Record water levels in the Great Lakes could be on the horizon

Lake Huron (Bob Montgomery photo)

Water levels in the Great Lakes are expected to be above normal this spring and summer with some lakes possibly breaking records.

The U.S. Army Corps of Engineers is predicting Lake Superior and Lake Erie could reach record-breaking high water levels by the end of May. The latest six-month forecast for the Great Lakes also predicts Lakes Huron and Lake Michigan are expected to be above normal but no records are expected to fall at those two lakes. These projections are based on the present condition of the lake basin and anticipated future weather.

The Corps of Engineers said Lake Erie could rise by another 14 inches by mid-May to break a 1986 record.
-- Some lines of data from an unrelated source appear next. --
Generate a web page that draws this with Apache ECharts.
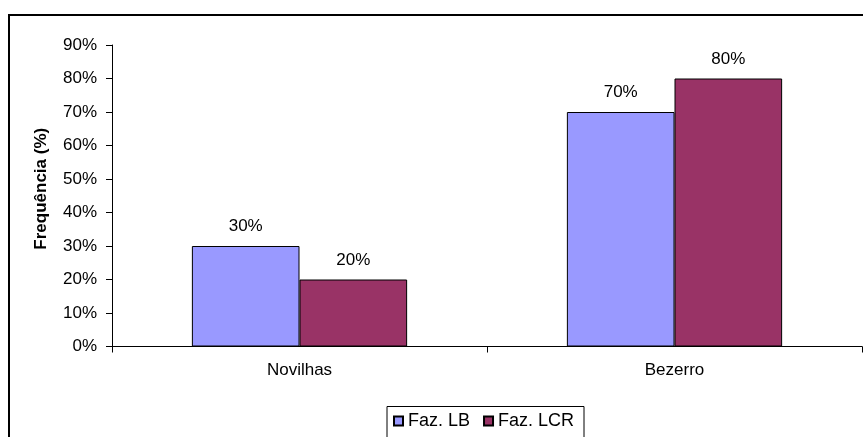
<!DOCTYPE html>
<html>
<head>
<meta charset="utf-8">
<script src="https://cdn.jsdelivr.net/npm/echarts@6/dist/echarts.min.js"></script>
<style>
html,body{margin:0;padding:0;background:#fff;}
#c{width:863px;height:437px;}
</style>
</head>
<body>
<div id="c"></div>
<script>
var categories = ['Novilhas', 'Bezerro'];
var seriesNames = ['Faz. LB', 'Faz. LCR'];
var lbValues = [30, 70];
var lcrValues = [20, 80];
var yTicks = { min: 0, max: 90, interval: 10 };

var FONT = 'Liberation Sans, Arial, sans-serif';
var chart = echarts.init(document.getElementById('c'), null, {renderer: 'canvas'});
var labelStyle = {
  show: true, position: 'top', distance: 11,
  formatter: function (p) { return p.value + '%'; },
  color: '#000', fontFamily: FONT, fontSize: 17
};
chart.setOption({
  animation: false,
  backgroundColor: '#fff',
  textStyle: { fontFamily: FONT },
  graphic: [
    { type: 'rect', shape: { x: 9, y: 15, width: 900, height: 500 },
      style: { fill: 'none', stroke: '#000', lineWidth: 2 }, z: -1, silent: true },
    { type: 'rect', shape: { x: 387, y: 406.5, width: 197, height: 60 },
      style: { fill: '#fff', stroke: '#000', lineWidth: 1 }, z: -1, silent: true }
  ],
  grid: { left: 112, right: 1, top: 45, bottom: 90.5, containLabel: false },
  legend: {
    left: 388, top: 407, itemWidth: 9, itemHeight: 9, itemGap: 13,
    icon: 'rect',
    textStyle: { fontFamily: FONT, fontSize: 18, color: '#000' },
    data: seriesNames
  },
  xAxis: {
    type: 'category', data: categories, boundaryGap: true,
    axisLine: { lineStyle: { color: '#000', width: 1 } },
    axisTick: { show: true, length: 6, interval: 0, lineStyle: { color: '#000' } },
    axisLabel: { color: '#000', fontFamily: FONT, fontSize: 17, margin: 15 }
  },
  yAxis: {
    type: 'value', min: yTicks.min, max: yTicks.max, interval: yTicks.interval,
    name: 'Frequência (%)', nameLocation: 'middle', nameGap: 62,
    nameTextStyle: { color: '#000', fontFamily: FONT, fontSize: 17, fontWeight: 'bold',
      padding: [0, 0, 0, 14] },
    axisLine: { show: true, lineStyle: { color: '#000', width: 1 } },
    axisTick: { show: true, length: 6, lineStyle: { color: '#000' } },
    splitLine: { show: false },
    axisLabel: { color: '#000', fontFamily: FONT, fontSize: 17, margin: 15,
      formatter: '{value}%' }
  },
  series: [
    { name: seriesNames[0], type: 'bar', data: lbValues,
      barGap: '0%', barCategoryGap: '42.6%',
      itemStyle: { color: '#9999FF', borderColor: '#000', borderWidth: 1 },
      label: labelStyle },
    { name: seriesNames[1], type: 'bar', data: lcrValues,
      barGap: '0%', barCategoryGap: '42.6%',
      itemStyle: { color: '#993366', borderColor: '#000', borderWidth: 1 },
      label: labelStyle }
  ]
});
</script>
</body>
</html>
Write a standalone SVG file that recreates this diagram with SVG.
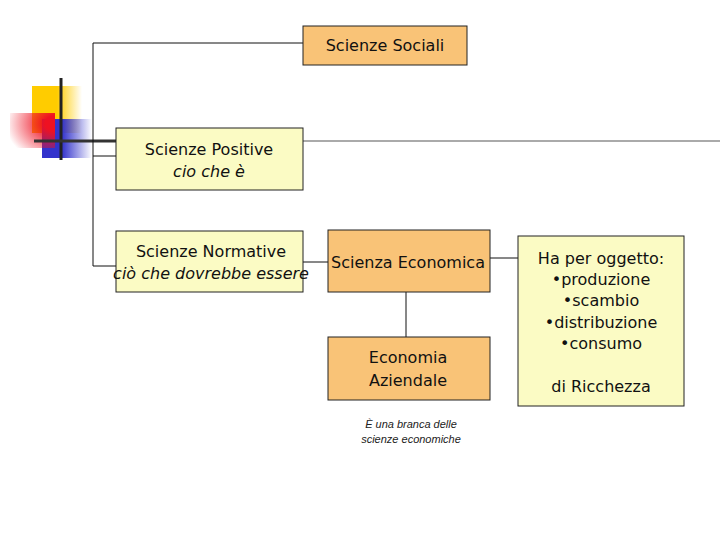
<svg xmlns="http://www.w3.org/2000/svg" width="720" height="540" viewBox="0 0 720 540">
<defs>
<linearGradient id="gy" x1="0" x2="1"><stop offset="0.5" stop-color="#ffcc00"/><stop offset="1" stop-color="#ffcc00" stop-opacity="0"/></linearGradient>
<linearGradient id="gb" x1="0" x2="1"><stop offset="0.4" stop-color="#3333cc"/><stop offset="1" stop-color="#3333cc" stop-opacity="0"/></linearGradient>
<radialGradient id="gr" cx="1" cy="0.3" r="1.1"><stop offset="0.2" stop-color="#ee1122"/><stop offset="1" stop-color="#ee1122" stop-opacity="0"/></radialGradient>
</defs>
<style>
.o{fill:#f9c377;stroke:#222;stroke-width:1}
.y{fill:#fbfbc4;stroke:#222;stroke-width:1}
.t{font-family:Tahoma,"DejaVu Sans",sans-serif;font-size:16px;fill:#111;text-anchor:middle}
.i{font-style:italic}
.c{fill:none;stroke:#111;stroke-width:1}
</style>
<rect width="720" height="540" fill="#fff"/>
<g id="deco">
<rect x="32" y="86" width="50" height="47" fill="url(#gy)"/>
<rect x="42" y="119" width="50" height="39" fill="url(#gb)"/>
<rect x="10" y="113" width="45" height="35" fill="url(#gr)"/>
<line x1="61" y1="78" x2="61" y2="160" stroke="#222" stroke-width="3"/>
<line x1="34" y1="141" x2="116" y2="141" stroke="#333" stroke-width="3"/>
<line x1="303" y1="141" x2="720" y2="141" stroke="#aaa" stroke-width="2"/>
</g>
<g id="connectors" class="c">
<polyline points="303,43 93,43 93,266 116,266"/>
<line x1="93" y1="156" x2="116" y2="156"/>
<line x1="303" y1="262" x2="328" y2="262"/>
<line x1="406" y1="292" x2="406" y2="337"/>
<line x1="490" y1="258" x2="518" y2="258"/>
</g>
<g id="sociali"><rect class="o" x="303" y="26" width="164" height="39"/><text class="t" x="385" y="51">Scienze Sociali</text></g>
<g id="positive"><rect class="y" x="116" y="128" width="187" height="62"/><text class="t" x="209" y="155">Scienze Positive</text><text class="t i" x="209" y="177" font-family="'DejaVu Sans',sans-serif">cio che è</text></g>
<g id="normative"><rect class="y" x="116" y="231" width="187" height="61"/><text class="t" x="211" y="257">Scienze Normative</text><text class="t i" x="211" y="279">ciò che dovrebbe essere</text></g>
<g id="economica"><rect class="o" x="328" y="230" width="162" height="62"/><text class="t" x="408" y="268">Scienza Economica</text></g>
<g id="aziendale"><rect class="o" x="328" y="337" width="162" height="63"/><text class="t" x="408" y="363">Economia</text><text class="t" x="408" y="386">Aziendale</text>
<text x="411" y="428" font-family="'Liberation Sans',Arial,sans-serif" font-size="11" font-style="italic" fill="#222" text-anchor="middle">È una branca delle</text><text x="411" y="443" font-family="'Liberation Sans',Arial,sans-serif" font-size="11" font-style="italic" fill="#222" text-anchor="middle">scienze economiche</text></g>
<g id="oggetto"><rect class="y" x="518" y="236" width="166" height="170"/>
<text class="t" x="601" y="264">Ha per oggetto:</text>
<text class="t" x="601" y="285">•produzione</text>
<text class="t" x="601" y="306">•scambio</text>
<text class="t" x="601" y="328">•distribuzione</text>
<text class="t" x="601" y="349">•consumo</text>
<text class="t" x="601" y="392">di Ricchezza</text></g>
</svg>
As well, Lake Superior could rise by eight inches by late May to break record levels in 1986. Lake St. Clair may be close to the 1986 record at the end of May but is expected to fall just short. No prediction was made for Lake Ontario, where water levels are controlled.

All of the lakes but Lake Superior are above their levels from last year at this time. Lake Erie is seven inches higher than last February and will rise by another inch in 30 days. Lake St. Clair is 11 inches higher compared to the same time last year and will rise by another four inches in a month.

Levels in some of the lakes were at record lows six years ago.

Higher water means less beach area but deeper channels for commercial shipping.